> **PROVIDED DATA**:
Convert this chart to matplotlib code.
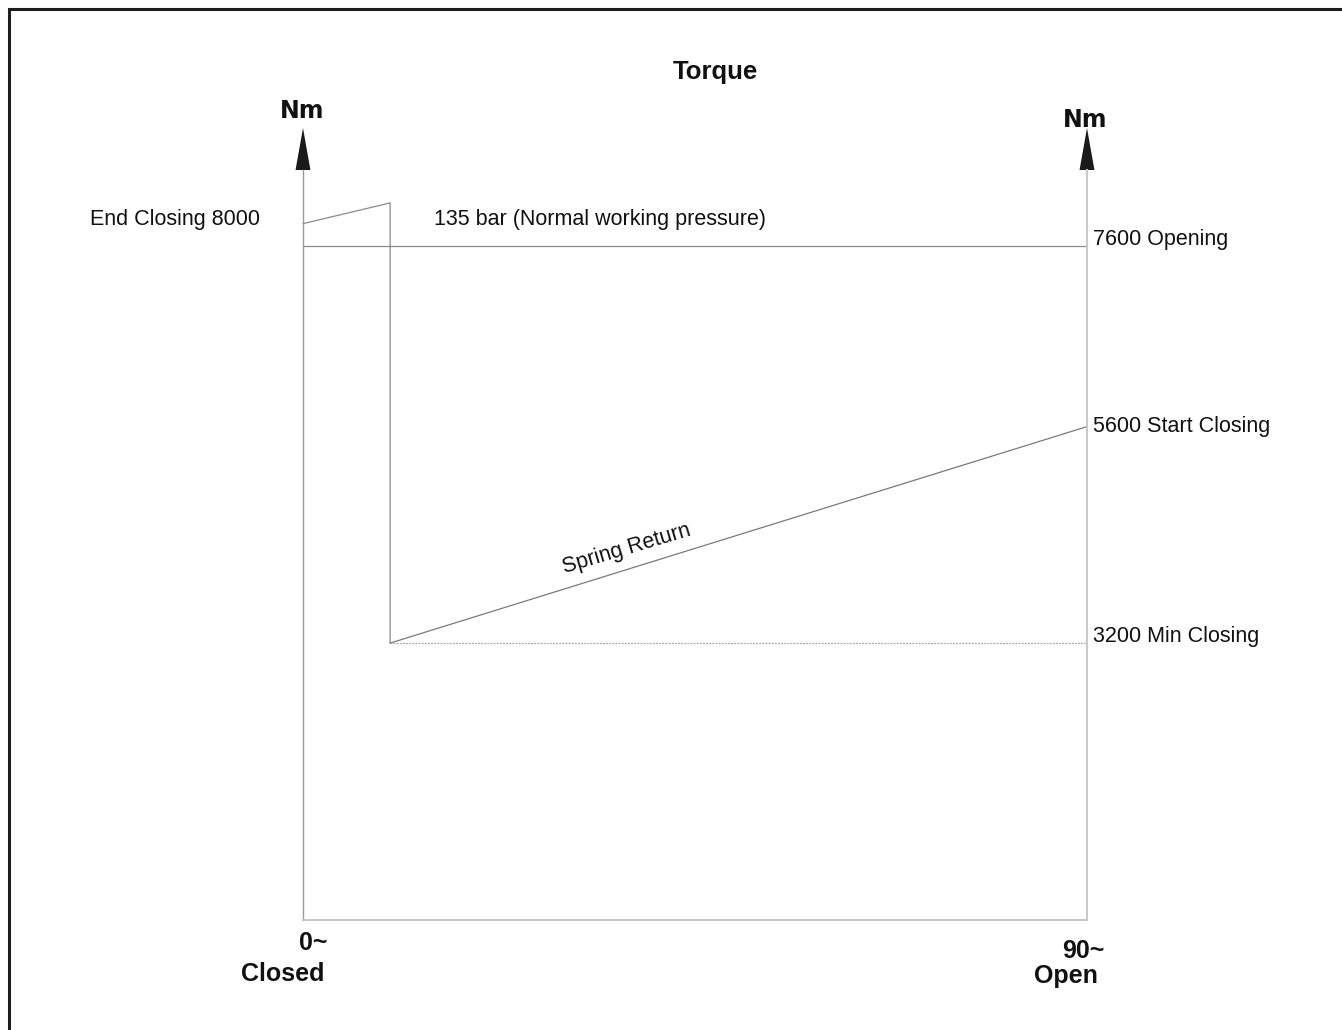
import numpy as np
import matplotlib
matplotlib.use("Agg")
import matplotlib.pyplot as plt
from matplotlib.patches import Rectangle

plt.rcParams['font.family'] = ['Liberation Sans', 'DejaVu Sans']

# Datos (angulo en grados, par en Nm)
angulo_pico = [0, 10, 10]
par_pico = [7850, 8080, 3200]
angulo_apertura = [0, 90]
par_apertura = [7600, 7600]
angulo_muelle = [10, 90]
par_muelle = [3200, 5600]
angulo_minimo = [10, 90]
par_minimo = [3200, 3200]

etiquetas_derecha = ['7600 Opening', '5600 Start Closing', '3200 Min Closing']
valores_derecha = [7600, 5600, 3200]
desplaz_derecha = [7, 0, 7]  # pixeles hacia arriba

fig = plt.figure(figsize=(13.42, 10.30), dpi=100)
ax = fig.add_axes([303 / 1342, 110 / 1030, 784 / 1342, 750 / 1030])
ax.set_xlim(0, 90)
ax.set_ylim(130, 8445)
ax.set_xticks([])
ax.set_yticks([])
ax.patch.set_alpha(0)

# Ejes (spines)
ax.spines['top'].set_visible(False)
ax.spines['left'].set_color('#9a9a9a')
ax.spines['left'].set_linewidth(1.0)
ax.spines['right'].set_color('#c8c8c8')
ax.spines['right'].set_linewidth(1.4)
ax.spines['bottom'].set_color('#c8c8c8')
ax.spines['bottom'].set_linewidth(1.4)

# Flechas de los ejes
for xa in [0, 1]:
    ax.fill([xa - 0.0095, xa + 0.0095, xa], [1.0, 1.0, 1.056], color='#1a1a1a',
            transform=ax.transAxes, clip_on=False, lw=0)

# Curvas
ax.plot(angulo_pico, par_pico, color='#8a8a8a', lw=0.9, clip_on=False)
ax.plot(angulo_apertura, par_apertura, color='#8a8a8a', lw=0.9, clip_on=False)
ax.plot(angulo_muelle, par_muelle, color='#7a7a7a', lw=0.9, clip_on=False)
ax.plot(angulo_minimo, par_minimo, color='#a8a8a8', lw=0.9, ls=(0, (1.5, 1)), clip_on=False)

# Textos
fs = 15.5
ax.annotate('End Closing 8000', xy=(0, 7900), xytext=(-43, 0), textcoords='offset pixels',
            ha='right', va='center', fontsize=fs, color='#111111')
ax.text(15, 7900, '135 bar (Normal working pressure)', ha='left', va='center',
        fontsize=fs, color='#111111')
for txt, val, dy in zip(etiquetas_derecha, valores_derecha, desplaz_derecha):
    ax.annotate(txt, xy=(90, val), xytext=(6, dy), textcoords='offset pixels',
                ha='left', va='center', fontsize=fs, color='#111111')
ax.text(37.1, 4243, 'Spring Return', rotation=16.6, ha='center', va='center',
        fontsize=fs, color='#111111')

fig.text(715 / 1342, 1 - 72 / 1030, 'Torque', ha='center', va='center',
         fontsize=18.5, fontweight='bold', color='#111111')
fig.text(302 / 1342, 1 - 111 / 1030, 'Nm', ha='center', va='center',
         fontsize=17, fontweight='heavy', family='DejaVu Sans', color='#111111')
fig.text(1085 / 1342, 1 - 120 / 1030, 'Nm', ha='center', va='center',
         fontsize=17, fontweight='heavy', family='DejaVu Sans', color='#111111')

narrow = ['Liberation Sans Narrow', 'Liberation Sans', 'DejaVu Sans']
fig.text(313 / 1342, 1 - 943 / 1030, '0~', ha='center', va='center',
         fontsize=18, fontweight='bold', family=narrow, color='#111111')
fig.text(283 / 1342, 1 - 974 / 1030, 'Closed', ha='center', va='center',
         fontsize=18, fontweight='bold', family=narrow, color='#111111')
fig.text(1083 / 1342, 1 - 951 / 1030, '90~', ha='center', va='center',
         fontsize=18, fontweight='bold', family=narrow, color='#111111')
fig.text(1066 / 1342, 1 - 976 / 1030, 'Open', ha='center', va='center',
         fontsize=18, fontweight='bold', family=narrow, color='#111111')

# Marco exterior (solo visibles borde superior e izquierdo)
fig.patches.append(Rectangle((9 / 1342, -0.1), 1.2, 1 - 9 / 1030 + 0.1,
                             transform=fig.transFigure, fill=False,
                             edgecolor='#1e1e1e', lw=2.2))

fig.savefig('out.png', dpi=100)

> **AIM**:
Exactly reproduce the run of lines from the start of the listing through the line with "plt.rcParams['font.family'] = ['Liberation", inclusive; pictures are not copied.

> **RESULT FOR THIS TASK**:
Convert this chart to matplotlib code.
import numpy as np
import matplotlib
matplotlib.use("Agg")
import matplotlib.pyplot as plt
from matplotlib.patches import Rectangle

plt.rcParams['font.family'] = ['Liberation Sans', 'DejaVu Sans']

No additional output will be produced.